= Task to complete =
Look through the data below and report how many lines include "with". Only the number should be given.

— BEGIN Dataset records —

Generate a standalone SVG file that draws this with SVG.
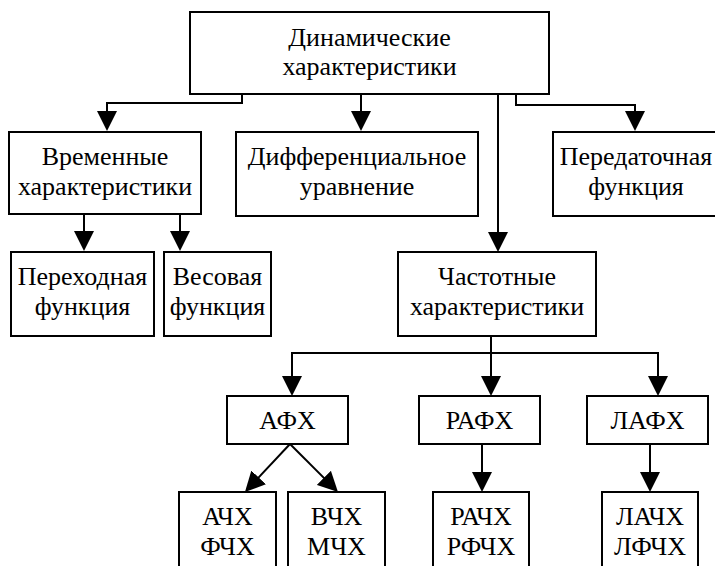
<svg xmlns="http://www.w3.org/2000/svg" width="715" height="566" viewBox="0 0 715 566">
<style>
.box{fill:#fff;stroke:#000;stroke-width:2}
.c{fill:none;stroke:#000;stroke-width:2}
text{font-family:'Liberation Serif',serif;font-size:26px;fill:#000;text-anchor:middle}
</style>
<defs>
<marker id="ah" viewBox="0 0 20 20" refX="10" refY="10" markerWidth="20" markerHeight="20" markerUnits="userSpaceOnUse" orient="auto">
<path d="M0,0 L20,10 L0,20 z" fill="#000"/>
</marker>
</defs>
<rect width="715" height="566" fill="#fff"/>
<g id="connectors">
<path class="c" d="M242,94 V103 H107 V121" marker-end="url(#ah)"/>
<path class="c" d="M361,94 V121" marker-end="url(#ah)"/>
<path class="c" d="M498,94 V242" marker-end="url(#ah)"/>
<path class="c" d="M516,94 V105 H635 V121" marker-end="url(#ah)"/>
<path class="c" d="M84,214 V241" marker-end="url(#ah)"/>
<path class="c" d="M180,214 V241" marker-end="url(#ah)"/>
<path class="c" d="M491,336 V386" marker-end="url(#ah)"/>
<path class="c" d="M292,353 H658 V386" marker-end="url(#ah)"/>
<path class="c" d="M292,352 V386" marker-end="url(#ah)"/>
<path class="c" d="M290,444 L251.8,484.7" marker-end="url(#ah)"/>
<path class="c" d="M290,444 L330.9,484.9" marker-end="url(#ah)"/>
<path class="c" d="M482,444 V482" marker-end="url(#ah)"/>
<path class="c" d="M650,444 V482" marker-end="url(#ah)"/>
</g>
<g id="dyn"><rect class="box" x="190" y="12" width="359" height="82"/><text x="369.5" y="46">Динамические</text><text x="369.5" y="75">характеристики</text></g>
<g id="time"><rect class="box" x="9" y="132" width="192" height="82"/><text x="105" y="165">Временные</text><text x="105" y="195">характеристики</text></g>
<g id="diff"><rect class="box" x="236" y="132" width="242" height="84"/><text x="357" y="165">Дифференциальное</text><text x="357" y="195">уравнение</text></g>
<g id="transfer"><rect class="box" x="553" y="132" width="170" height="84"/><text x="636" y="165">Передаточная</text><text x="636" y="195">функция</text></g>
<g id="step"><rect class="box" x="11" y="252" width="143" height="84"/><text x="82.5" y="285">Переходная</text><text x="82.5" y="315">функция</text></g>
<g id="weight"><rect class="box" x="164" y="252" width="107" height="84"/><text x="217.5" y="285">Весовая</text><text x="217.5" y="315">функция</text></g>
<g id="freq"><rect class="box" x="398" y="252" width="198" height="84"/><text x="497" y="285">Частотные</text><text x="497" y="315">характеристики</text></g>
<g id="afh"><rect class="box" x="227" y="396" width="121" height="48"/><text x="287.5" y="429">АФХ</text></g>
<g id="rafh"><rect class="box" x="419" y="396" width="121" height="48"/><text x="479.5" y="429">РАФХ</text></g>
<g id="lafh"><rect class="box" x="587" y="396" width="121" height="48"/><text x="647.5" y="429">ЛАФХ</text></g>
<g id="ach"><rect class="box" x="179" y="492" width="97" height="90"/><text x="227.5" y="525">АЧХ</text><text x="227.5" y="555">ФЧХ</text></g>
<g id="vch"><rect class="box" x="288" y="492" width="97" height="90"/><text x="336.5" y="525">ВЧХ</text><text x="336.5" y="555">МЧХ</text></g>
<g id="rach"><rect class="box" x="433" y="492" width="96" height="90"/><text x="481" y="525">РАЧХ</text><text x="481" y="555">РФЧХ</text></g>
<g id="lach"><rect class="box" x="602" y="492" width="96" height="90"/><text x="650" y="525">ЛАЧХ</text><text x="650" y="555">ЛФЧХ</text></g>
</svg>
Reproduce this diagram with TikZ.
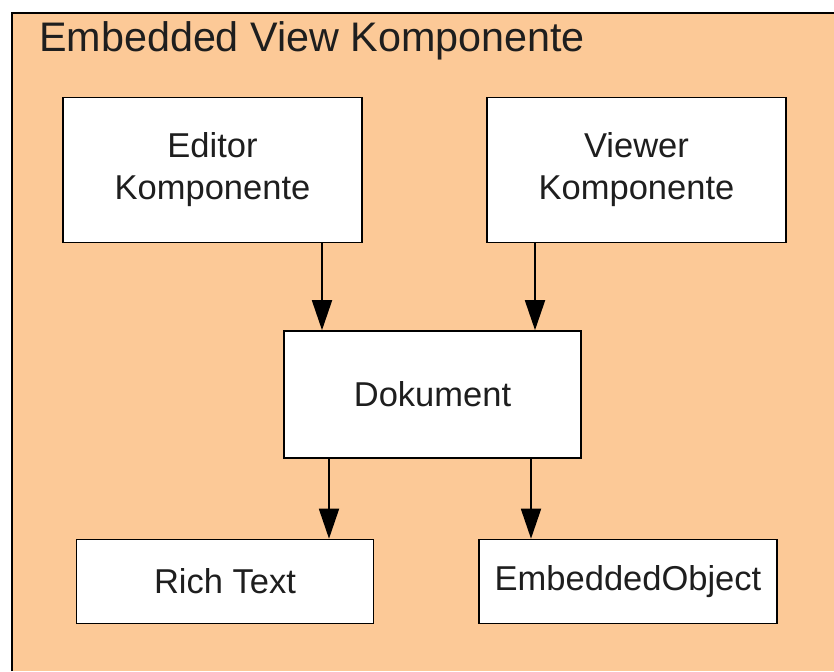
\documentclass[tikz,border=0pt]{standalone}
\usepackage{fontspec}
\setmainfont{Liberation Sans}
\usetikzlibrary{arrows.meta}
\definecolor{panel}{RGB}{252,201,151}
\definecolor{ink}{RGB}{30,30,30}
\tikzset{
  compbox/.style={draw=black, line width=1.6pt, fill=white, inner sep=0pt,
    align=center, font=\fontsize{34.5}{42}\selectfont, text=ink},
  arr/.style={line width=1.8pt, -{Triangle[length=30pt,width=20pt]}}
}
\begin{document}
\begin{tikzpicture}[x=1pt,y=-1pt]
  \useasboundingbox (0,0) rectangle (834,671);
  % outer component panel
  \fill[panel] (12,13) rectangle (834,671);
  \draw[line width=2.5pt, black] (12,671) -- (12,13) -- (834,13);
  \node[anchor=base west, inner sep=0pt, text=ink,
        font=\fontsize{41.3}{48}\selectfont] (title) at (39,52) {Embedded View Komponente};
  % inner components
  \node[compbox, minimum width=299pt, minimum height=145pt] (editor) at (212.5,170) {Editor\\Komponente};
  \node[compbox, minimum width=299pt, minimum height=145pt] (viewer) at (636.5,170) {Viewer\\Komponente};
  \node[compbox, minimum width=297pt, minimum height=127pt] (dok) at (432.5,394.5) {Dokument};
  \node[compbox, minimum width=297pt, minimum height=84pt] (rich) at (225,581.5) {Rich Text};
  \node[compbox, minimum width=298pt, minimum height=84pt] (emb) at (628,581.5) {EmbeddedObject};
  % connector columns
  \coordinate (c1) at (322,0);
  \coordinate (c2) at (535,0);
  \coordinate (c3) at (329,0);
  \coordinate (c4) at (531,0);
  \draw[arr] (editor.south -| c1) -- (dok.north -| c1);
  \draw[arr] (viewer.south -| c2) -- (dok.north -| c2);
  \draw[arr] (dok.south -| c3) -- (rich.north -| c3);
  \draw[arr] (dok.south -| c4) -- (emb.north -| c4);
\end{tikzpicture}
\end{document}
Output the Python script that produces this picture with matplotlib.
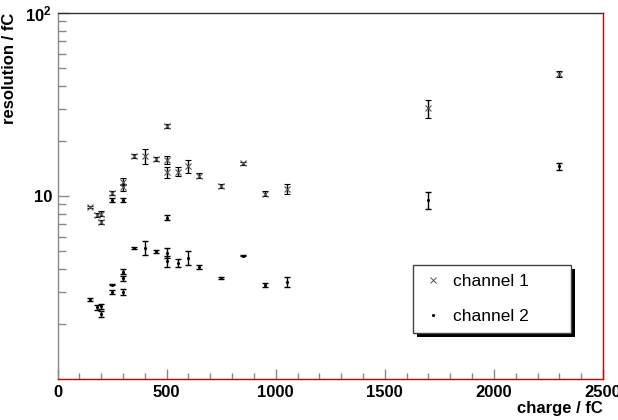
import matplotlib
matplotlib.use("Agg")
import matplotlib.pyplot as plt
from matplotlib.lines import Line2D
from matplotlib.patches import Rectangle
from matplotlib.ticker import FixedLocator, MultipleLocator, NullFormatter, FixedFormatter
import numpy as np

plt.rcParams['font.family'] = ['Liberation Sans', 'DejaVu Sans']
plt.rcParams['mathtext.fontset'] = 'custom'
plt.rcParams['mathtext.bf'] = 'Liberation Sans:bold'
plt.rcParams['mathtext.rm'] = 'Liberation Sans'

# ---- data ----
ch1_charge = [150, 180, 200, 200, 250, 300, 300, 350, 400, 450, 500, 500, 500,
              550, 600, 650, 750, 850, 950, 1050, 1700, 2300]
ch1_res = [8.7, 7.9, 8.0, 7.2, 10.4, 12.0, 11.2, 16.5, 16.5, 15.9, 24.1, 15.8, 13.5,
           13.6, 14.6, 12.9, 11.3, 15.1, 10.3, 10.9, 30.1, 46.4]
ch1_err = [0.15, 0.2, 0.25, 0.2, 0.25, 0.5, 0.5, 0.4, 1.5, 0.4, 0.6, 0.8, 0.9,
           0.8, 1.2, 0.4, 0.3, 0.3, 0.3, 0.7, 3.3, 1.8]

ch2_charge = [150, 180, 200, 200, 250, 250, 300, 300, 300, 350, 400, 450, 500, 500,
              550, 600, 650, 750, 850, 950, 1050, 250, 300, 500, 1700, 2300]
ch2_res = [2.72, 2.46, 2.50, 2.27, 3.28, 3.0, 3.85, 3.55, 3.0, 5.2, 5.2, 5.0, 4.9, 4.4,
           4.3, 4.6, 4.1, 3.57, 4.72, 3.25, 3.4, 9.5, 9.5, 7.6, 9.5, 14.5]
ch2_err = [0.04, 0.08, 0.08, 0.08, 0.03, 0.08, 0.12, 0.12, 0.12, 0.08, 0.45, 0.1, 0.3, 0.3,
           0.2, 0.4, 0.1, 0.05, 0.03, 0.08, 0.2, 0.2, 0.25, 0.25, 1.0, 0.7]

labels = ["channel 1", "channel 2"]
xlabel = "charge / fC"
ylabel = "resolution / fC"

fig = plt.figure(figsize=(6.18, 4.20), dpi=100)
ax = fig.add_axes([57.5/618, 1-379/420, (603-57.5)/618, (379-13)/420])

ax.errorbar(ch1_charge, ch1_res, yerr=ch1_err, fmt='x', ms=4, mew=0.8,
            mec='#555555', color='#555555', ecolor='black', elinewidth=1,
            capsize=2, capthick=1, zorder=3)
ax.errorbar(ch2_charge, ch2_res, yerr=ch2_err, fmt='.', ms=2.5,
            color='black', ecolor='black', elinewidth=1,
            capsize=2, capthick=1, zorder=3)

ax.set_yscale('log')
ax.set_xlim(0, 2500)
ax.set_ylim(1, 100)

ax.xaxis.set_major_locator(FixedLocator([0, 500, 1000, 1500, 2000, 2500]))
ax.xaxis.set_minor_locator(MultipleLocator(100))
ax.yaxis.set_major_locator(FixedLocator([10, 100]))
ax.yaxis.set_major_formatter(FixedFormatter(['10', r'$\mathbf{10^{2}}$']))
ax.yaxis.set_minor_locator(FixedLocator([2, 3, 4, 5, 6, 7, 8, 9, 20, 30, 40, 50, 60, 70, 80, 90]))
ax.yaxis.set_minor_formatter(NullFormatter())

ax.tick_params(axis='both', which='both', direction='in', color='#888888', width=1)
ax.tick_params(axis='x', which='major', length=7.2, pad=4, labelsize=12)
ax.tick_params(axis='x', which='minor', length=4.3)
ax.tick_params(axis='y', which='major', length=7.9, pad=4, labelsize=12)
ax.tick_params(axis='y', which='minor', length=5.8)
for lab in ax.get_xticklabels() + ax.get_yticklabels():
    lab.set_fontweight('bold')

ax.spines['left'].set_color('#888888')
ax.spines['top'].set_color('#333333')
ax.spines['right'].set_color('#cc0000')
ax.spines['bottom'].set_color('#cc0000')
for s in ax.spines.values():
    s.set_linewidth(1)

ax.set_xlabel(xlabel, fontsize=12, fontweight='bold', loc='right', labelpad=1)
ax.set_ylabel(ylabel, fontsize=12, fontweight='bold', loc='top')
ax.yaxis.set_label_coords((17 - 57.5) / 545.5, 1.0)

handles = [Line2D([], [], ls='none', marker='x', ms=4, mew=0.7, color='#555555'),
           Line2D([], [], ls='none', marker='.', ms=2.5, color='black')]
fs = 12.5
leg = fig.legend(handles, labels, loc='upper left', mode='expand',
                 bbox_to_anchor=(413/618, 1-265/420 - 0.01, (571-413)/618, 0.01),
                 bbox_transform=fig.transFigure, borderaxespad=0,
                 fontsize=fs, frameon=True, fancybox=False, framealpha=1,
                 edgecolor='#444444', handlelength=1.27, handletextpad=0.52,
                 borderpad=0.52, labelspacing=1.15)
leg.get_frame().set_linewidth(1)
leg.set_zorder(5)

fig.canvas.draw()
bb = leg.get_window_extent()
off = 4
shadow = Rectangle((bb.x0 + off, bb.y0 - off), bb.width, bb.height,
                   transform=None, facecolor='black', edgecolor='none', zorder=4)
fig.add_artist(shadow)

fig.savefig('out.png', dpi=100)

— END Dataset records —

= Solution to this task =
3